How far should parents go today to pay for their children's college education? Some will bear any burden, sign any loan. Others won't. Increasingly, children rather than parents are borrowing the money.

There's no easy way of threading your way through this financial and emotional swamp. But here are some things that college-aid counselors want you to think about:

* Don't let your child go to a school you can't afford. On paper, this sounds obvious. But it's not so obvious when the child's eyes light on a school whose five-figure cost starts with a "3" or even a "2" and your income is in the middle range.

You might have worked hard to accumulate a college fund and thought that your money, plus college grants and traditional student loans, would get you through. Then you discover that even with aid you'll be, say, $10,000 short--and the college may not cover that gap.

Faced with this, some parents want to load up with loans or dissolve their IRAs. "Don't," says Patricia Ennis, assistant director of student aid at Syracuse University in New York (total sticker price this year: $30,280).

"I tell them to look at the whole picture over the next four years, and think about how those loans would impact the rest of the family," Ennis says. "The school may simply be unaffordable."

Choosing a college is like buying a car, she says. You pick the model you can afford. There are fine schools at all levels of cost.

* Don't take unnecessary loans. Low-income students might get through loan-free, by living at home and commuting to a state or community college. Their own earnings plus state and government grants might cover the cost in full.

Students who want to live away from home should apply to both state and private colleges and compare the offers. See which one requires you to borrow the least. The size of the loan should weigh heavily when you decide which school to choose.

Expensive schools sometimes give you a better deal than mid-price schools do, because they can provide more student aid.

* Don't stand by while your child overborrows. "I'm surprised at the number of parents who don't have a problem with their son or daughter taking out as many loans as they can," says Kerrie Cooper, director of financial aid for the State University of New York's College of Technology in Canton.

Students often take a federal loan ($2,625 to $5,500 for undergraduates, depending on which year of school they're in). Repayments begin when the child leaves school.

If student loans are not enough, the government offers PLUS (Parent Loan for Undergraduate Students) loans for parents. Parents can borrow the difference between the amount of money they have on hand and the college's total cost. Repayments on PLUS loans start right away.

Many parents are balking, Cooper says. Maybe they're close to retirement and don't want more loans. Maybe they can't handle more monthly payments. Maybe they think college should be the child's responsibility.

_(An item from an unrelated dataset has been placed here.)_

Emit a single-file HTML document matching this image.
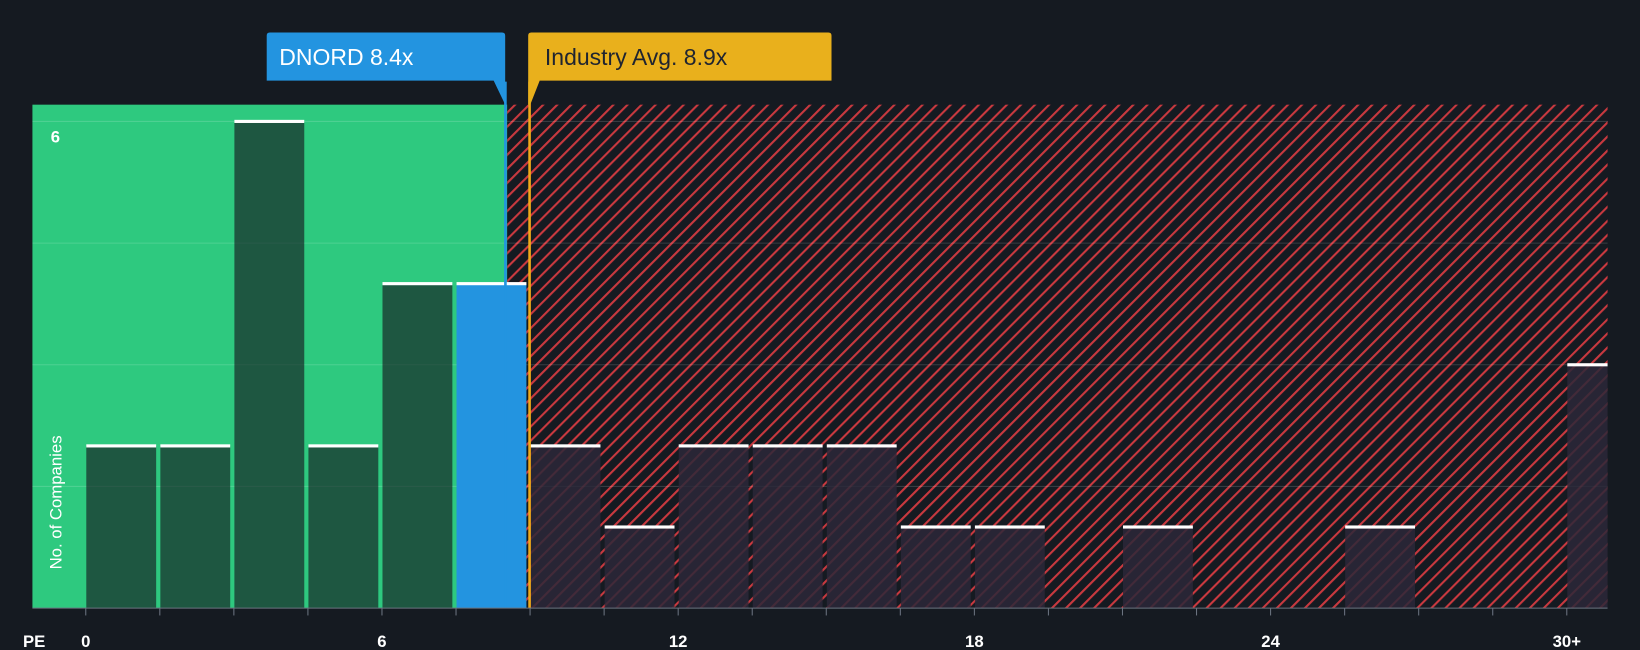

Instead of PLUS loans, many families are turning to "alternative" or "private" college loans, made by banks or state agencies.

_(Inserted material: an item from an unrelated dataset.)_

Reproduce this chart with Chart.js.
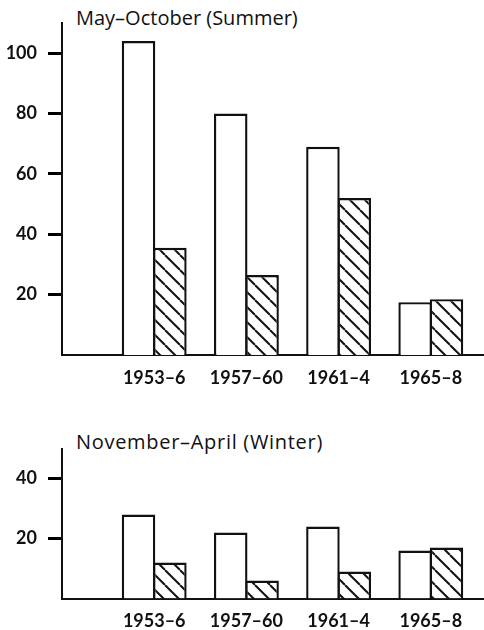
<!DOCTYPE html>
<html>
<head>
<meta charset="utf-8">
<script src="https://cdn.jsdelivr.net/npm/chart.js@4/dist/chart.umd.min.js"></script>
<style>
  html, body { margin: 0; padding: 0; background: #fff; width: 484px; height: 630px; overflow: hidden; }
  .panel { position: absolute; left: 0; }
  .title { position: absolute; left: 76px; font-family: 'Open Sans', sans-serif; font-size: 20px; color: #111; white-space: nowrap; line-height: 1; }
</style>
</head>
<body>
<div class="title" style="top:8px">May–October (Summer)</div>
<canvas id="summer" class="panel" style="top:0" width="535" height="400"></canvas>
<div class="title" style="top:432px; letter-spacing:0.7px">November–April (Winter)</div>
<canvas id="winter" class="panel" style="top:420px" width="535" height="210"></canvas>
<script>
// categories, with an empty slot either side so the groups sit where the original put them
const periods = ['1953–6', '1957–60', '1961–4', '1965–8'];
const summerOpen = [104, 80, 69, 17.5];
const summerHatched = [35.5, 26.5, 52, 18.5];
const winterOpen = [28, 22, 24, 16];
const winterHatched = [12, 6, 9, 17];
const summerTicks = [20, 40, 60, 80, 100];
const winterTicks = [20, 40];

const ink = '#111';
const tickInk = '#000';
Chart.defaults.font.family = 'Lato, sans-serif';
Chart.defaults.color = ink;

function hatch() {
  const s = 15;
  const c = document.createElement('canvas');
  c.width = s; c.height = s;
  const g = c.getContext('2d');
  g.fillStyle = '#fff';
  g.fillRect(0, 0, s, s);
  g.strokeStyle = ink;
  g.lineWidth = 2;
  for (let k = -1; k <= 1; k++) {
    g.beginPath();
    g.moveTo(k * s, 0);
    g.lineTo(k * s + s, s);
    g.stroke();
  }
  return g.createPattern(c, 'repeat');
}

const pad = (arr) => [null, ...arr, null];

function makeChart(id, open, hatched, yMax, ticks, topPad, xHeight) {
  return new Chart(document.getElementById(id), {
    type: 'bar',
    data: {
      labels: ['', ...periods, ''],
      datasets: [
        { data: pad(open), backgroundColor: '#fff', borderColor: ink, borderWidth: 2.4, borderSkipped: 'bottom' },
        { data: pad(hatched), backgroundColor: hatch(), borderColor: ink, borderWidth: 2.4, borderSkipped: 'bottom' },
      ],
    },
    options: {
      responsive: false, animation: false,
      layout: { padding: { top: topPad, left: 0, right: 0, bottom: 0 } },
      categoryPercentage: 0.68, barPercentage: 1.07,
      plugins: { legend: { display: false }, tooltip: { enabled: false } },
      scales: {
        x: {
          offset: false,
          grid: { display: false, drawTicks: false },
          border: { display: true, color: ink, width: 2 },
          ticks: { padding: 12, font: { size: 18, weight: 'bold' }, color: ink, autoSkip: false, maxRotation: 0 },
          afterFit: (s) => { s.height = xHeight; },
        },
        y: {
          min: 0, max: yMax,
          grid: { display: true, drawOnChartArea: false, drawTicks: true, tickLength: 14, color: tickInk, tickColor: tickInk, tickWidth: 3 },
          border: { display: true, color: ink, width: 2 },
          ticks: { padding: 11, font: { size: 18, weight: 'bold' }, color: ink },
          // only the labelled values are kept, as in the original
          afterBuildTicks: (s) => { s.ticks = ticks.map((v) => ({ value: v })); },
          afterFit: (s) => { s.width = 62; },
        },
      },
    },
  });
}

makeChart('summer', summerOpen, summerHatched, 110, summerTicks, 23, 45);
makeChart('winter', winterOpen, winterHatched, 50, winterTicks, 28.5, 31.5);
</script>
</body>
</html>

Private loans normally go to the student, often with the parent as co-signer. Repayments don't have to start until the student leaves school. The variable interest rate currently ranges from roughly 8 percent to 10 percent, with no ceiling on how high rates can climb.

By contrast, PLUS loans currently cost 7.72 percent, with the rate capped at 9 percent.

"I recommend the PLUS loans for parents first," Ennis says. "I don't like to see students take on so much debt."

Cooper thinks students don't understand the impact that big loans will have on their lives. "When they leave, they're often surprised at the total they've borrowed," she says.

* If your children are still young, don't overlook the terrific new college investment plans-- called 529 plans--being created by many states. You put your money into a plan, and it grows tax-deferred; when it's withdrawn for higher-education expenses, the gains are taxed in the child's bracket. You can use the money at any school, in any state.

To see if your own state has a plan, ask the financial-aid office of a nearby college or check www.collegesavings.org. Or join the excellent plans offered by New York (1-877-697-2837, managed by the teachers' pension fund, TIAA-CREF) or one of the three plans managed by Fidelity (1-800-544-1914).